Born in Dumfries in 1746, Milligan moved to Jamaica in his early 20s and made his money from the operation of two large sugar plantations. His interests were always more in commerce than in management, so in 1779 he moved to London and continued to trade in commodities (and human beings) from there. He took a house in the City and joined the Society of West India Planters and Merchants, a pressure group opposing plans to abolish the slave trade. Records show that at the time of his death 526 slaves were engaged on his plantations at Kellet's and Mammee Gully.

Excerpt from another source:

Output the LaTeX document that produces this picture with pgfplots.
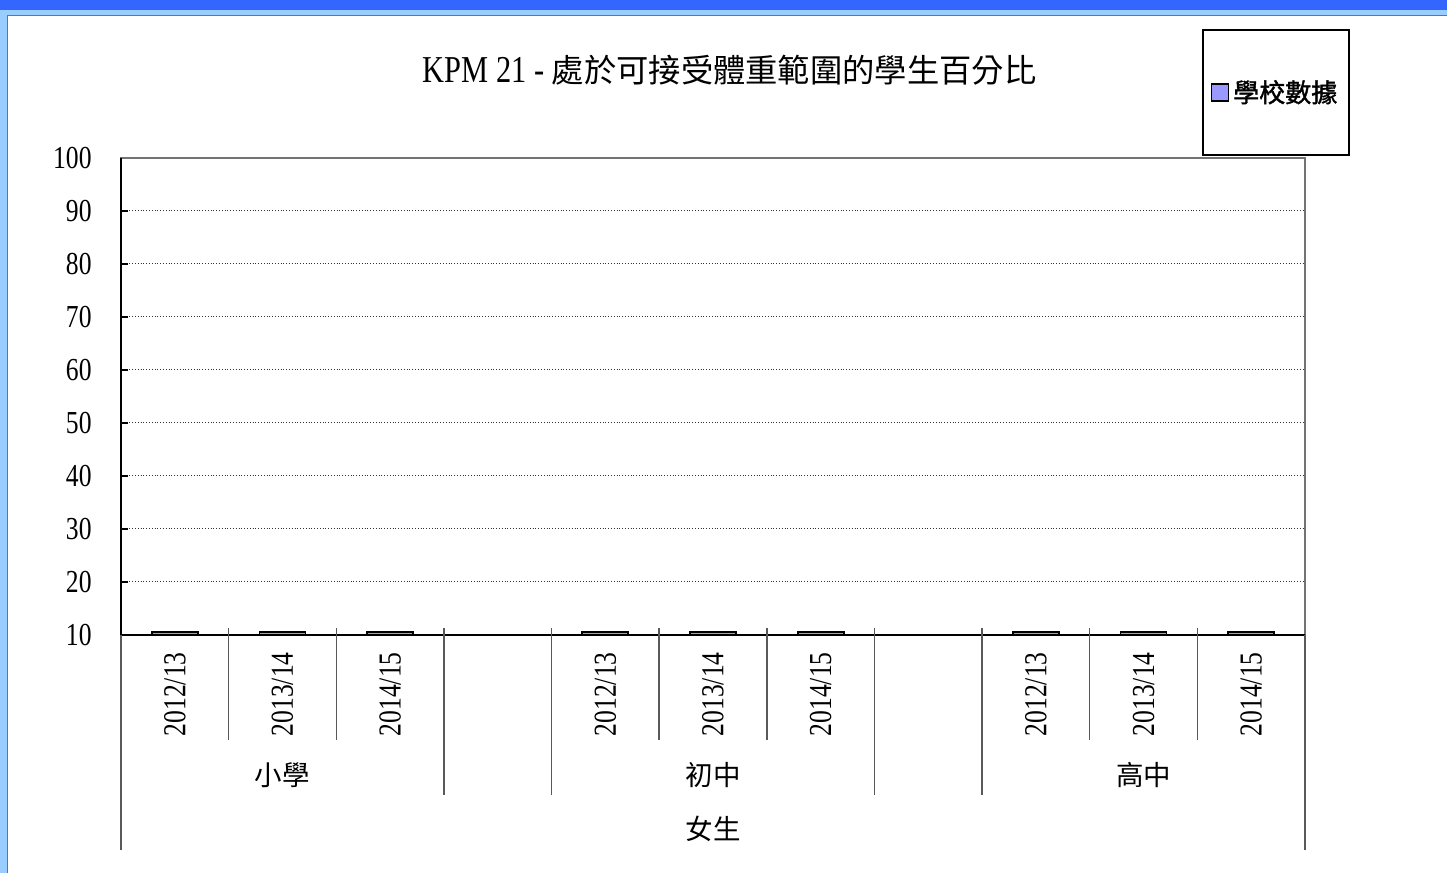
\documentclass[border=0pt]{standalone}
\usepackage{pgfplots}
\pgfplotsset{compat=1.18}
\usepackage{fontspec}
\setmainfont{Liberation Serif}
\newfontfamily\tickfont[FakeStretch=0.8]{Liberation Serif}
\newfontfamily\cjk{Noto Sans CJK TC}
\newfontfamily\cjkb[FakeBold=1.5]{Noto Sans CJK TC}
\definecolor{barcol}{HTML}{9999FF}
\definecolor{topblue}{HTML}{3366FF}
\definecolor{sideblue}{HTML}{99CCFF}

\begin{document}
\begin{tikzpicture}[x=0.5pt,y=0.5pt]
\path[use as bounding box] (0,0) rectangle (1447,873);
\fill[sideblue] (0,0) rectangle (1447,873);
\fill[topblue] (0,863) rectangle (1447,873);
\fill[white] (7,0) rectangle (1447,858);
\draw[black!55, line width=0.75pt] (7.5,0) -- (7.5,857.5) -- (1447,857.5);

\node[anchor=center, inner sep=0pt] at (729.5,803) {\fontsize{19}{19}\tickfont KPM 21 - \fontsize{16.15}{16.15}\cjk 處於可接受體重範圍的學生百分比};

\begin{axis}[
  at={(60.5pt,119pt)}, anchor=south west,
  scale only axis, width=592pt, height=238.5pt,
  ybar, bar width=23pt,
  clip=false,
  xmin=-0.5, xmax=10.5, ymin=10, ymax=100,
  ytick={10,20,...,100},
  xtick={0,1,2,4,5,6,8,9,10},
  xticklabels={2012/13,2013/14,2014/15,2012/13,2013/14,2014/15,2012/13,2013/14,2014/15},
  /pgf/number format/assume math mode=true,
  tick label style={font=\fontsize{16}{16}\tickfont},
  xticklabel style={rotate=90, anchor=east, inner sep=0pt},
  xticklabel shift=8.5pt,
  yticklabel style={anchor=east, inner sep=0pt},
  yticklabel shift=14.5pt,
  xtick style={draw=none},
  ytick style={black, line width=0.6pt},
  tick align=inside, major tick length=3.5pt,
  ytick pos=left,
  ymajorgrids,
  grid style={densely dotted, black!80, line width=0.5pt},
  axis line style={black!55, line width=0.75pt},
  legend style={at={(0.9755,1.137)}, anchor=center, draw=black, line width=0.9pt,
    inner xsep=4pt, inner ysep=23pt, font=\fontsize{13}{13}\cjkb,
    /tikz/every even column/.append style={column sep=0pt}},
  legend image code/.code={\draw[fill=barcol, draw=black, line width=0.8pt] (0pt,-4.25pt) rectangle (8.5pt,4.25pt);},
]
\addplot[fill=barcol, draw=black, line width=0.9pt] coordinates {
  (0,10.6) (1,10.6) (2,10.6)
  (4,10.6) (5,10.6) (6,10.6)
  (8,10.6) (9,10.6) (10,10.6)
};
\addlegendentry{學校數據}

\draw[black, line width=0.9pt] (rel axis cs:0,1) -- (rel axis cs:0,0) -- (rel axis cs:1,0);

\draw[black!65, line width=0.75pt] (axis cs:0.5,10) ++(0pt,3.5pt) -- ++(0pt,-56pt);
\draw[black!65, line width=0.75pt] (axis cs:1.5,10) ++(0pt,3.5pt) -- ++(0pt,-56pt);
\draw[black!65, line width=0.75pt] (axis cs:4.5,10) ++(0pt,3.5pt) -- ++(0pt,-56pt);
\draw[black!65, line width=0.75pt] (axis cs:5.5,10) ++(0pt,3.5pt) -- ++(0pt,-56pt);
\draw[black!65, line width=0.75pt] (axis cs:8.5,10) ++(0pt,3.5pt) -- ++(0pt,-56pt);
\draw[black!65, line width=0.75pt] (axis cs:9.5,10) ++(0pt,3.5pt) -- ++(0pt,-56pt);

\draw[black!65, line width=0.75pt] (axis cs:2.5,10) ++(0pt,3.5pt) -- ++(0pt,-83.5pt);
\draw[black!65, line width=0.75pt] (axis cs:3.5,10) ++(0pt,3.5pt) -- ++(0pt,-83.5pt);
\draw[black!65, line width=0.75pt] (axis cs:6.5,10) ++(0pt,3.5pt) -- ++(0pt,-83.5pt);
\draw[black!65, line width=0.75pt] (axis cs:7.5,10) ++(0pt,3.5pt) -- ++(0pt,-83.5pt);

\draw[black!65, line width=0.75pt] (axis cs:-0.5,10) -- ++(0pt,-107.5pt);
\draw[black!65, line width=0.75pt] (axis cs:10.5,10) -- ++(0pt,-107.5pt);

\node[font=\fontsize{13.75}{13.75}\cjk, inner sep=0pt] at ([yshift=-70pt]axis cs:1,10) {小學};
\node[font=\fontsize{13.75}{13.75}\cjk, inner sep=0pt] at ([yshift=-70pt]axis cs:5,10) {初中};
\node[font=\fontsize{13.75}{13.75}\cjk, inner sep=0pt] at ([yshift=-70pt]axis cs:9,10) {高中};
\node[font=\fontsize{13.75}{13.75}\cjk, inner sep=0pt] at ([yshift=-97pt]axis cs:5,10) {女生};
\end{axis}
\end{tikzpicture}
\end{document}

Milligan's merchant friends were increasingly concerned by thefts of cargo when their ships unloaded in London, so pressed for the construction of new private docks to the east of the City. A long battle ensued between those preferring Wapping and those preferring the Isle of Dogs, with the latter eventually winning out after some heavy parliamentary positioning. Robert's cunning negotiations ensured that the new West India Docks had a monopoly on all cargoes returning from the Caribbean, including sugar, molasses and rum. For tax reasons two parallel basins were constructed, one for import and one for export, each surrounded by a secure ring of warehouses. One of those warehouses is now the Museum of London Docklands, and Milligan's statue stands right outside.
The statue was erected in 1813, four years after Milligan's death, having been commissioned by his appreciative fellow directors and proprietors. Somewhat unflatteringly, the statue portrays the merchant with a portly paunch. Its plaque eulogises him as A Merchant of London To Whose Genius, Perseverance and Guardian Care The Surrounding Great Work Principally Owes It's Design, Accomplishment And Regulation. The front of the plinth prominently features a bronze bas-relief of Britannia being hailed by the female figure of Commerce while seated on the head of a lion.
On the Foundation Stone unveiled on the day the docks opened, preserved just around the corner, the entire project is praised as an Ornament to British Commerce. In Milligan's world trade was king, and the slavery that enabled it a silent partner. Indeed I couldn't find a single mention of slavery on the information panels and construction hoardings nearby, only several references to the sugar trade, long a convenient way of whitewashing the truth to make it sound more acceptable. The slave trade officially ceased five years after the West India Docks were completed, and two years before Milligan's death, but you can bet he fought that decision every step of the way.
Only if you go inside the museum is the slave trade addressed, but then comprehensively so. In 2007 its 18th century seafaring galleries were replaced by a hard-hitting permanent exhibition entitled London, Sugar & Slavery (which I reviewed favourably at the time). It starts by celebrating African culture before going on to detail how white men ripped away boatfuls of human traffic to a life of servitude overseas. A strong focus is also placed on the abolitionists who later fought to change the system, but even their excellent work can't cancel out the abhorrence of what came before. I'm sure Robert Milligan must be mentioned somewhere, but I can't currently get inside to check.
A short walk away, just round the corner from Westferry station, lies Milligan Street. This time it's not a Georgian original but a residential street in quintessential late 20th century Tower Hamlets style. It starts with an estate agents and ends with a youth hub, curving past low flats and actual proper houses built before bankers poked their noses in nextdoor. At the time of construction it must have seemed right to name the new road after the man whose machinations caused the West India Docks to be built, but it's also odd that nobody at my normally right-on local council has subsequently thought to make nominal adjustments.
Meanwhile the West India Docks have long since been utterly transformed to become the heart of London Docklands. A forest of glass towers now rises across the footprint of those former warehouses, the centre of this new global business district ironically atop the old. The docks themselves remain a strong watery presence, although much of the Import Dock was filled in during the 1990s to create Canary Wharf Jubilee line station and the new Crossrail station has more recently appeared within the Export Dock. As you whizz through by train, either now or in the future, perhaps pause and reflect that these engineering marvels are only here because the slave trade caused them to be dug out in the first place.
Milligan's statue doesn't yet seem to have angered the forces of political correctness, perhaps because it's outside a museum where its context can be explained. But his entrepreneurial success does appear to have masked the source of his fortune, as if society has tacitly agreed that the ends justified the means.
It remains all too easy to forget how fundamentally the slave trade defined our nation's rise to economic significance, gifting wealth to future generations based on the prolonged suffering of others. We don't need to topple every relic of those days to recognise that our ancestors' behaviour fails to meet today's moral standards. But we should perhaps be taking more urgent steps to remove the slave trade's most contentious artefacts, even if how we address that issue is rarely black and white.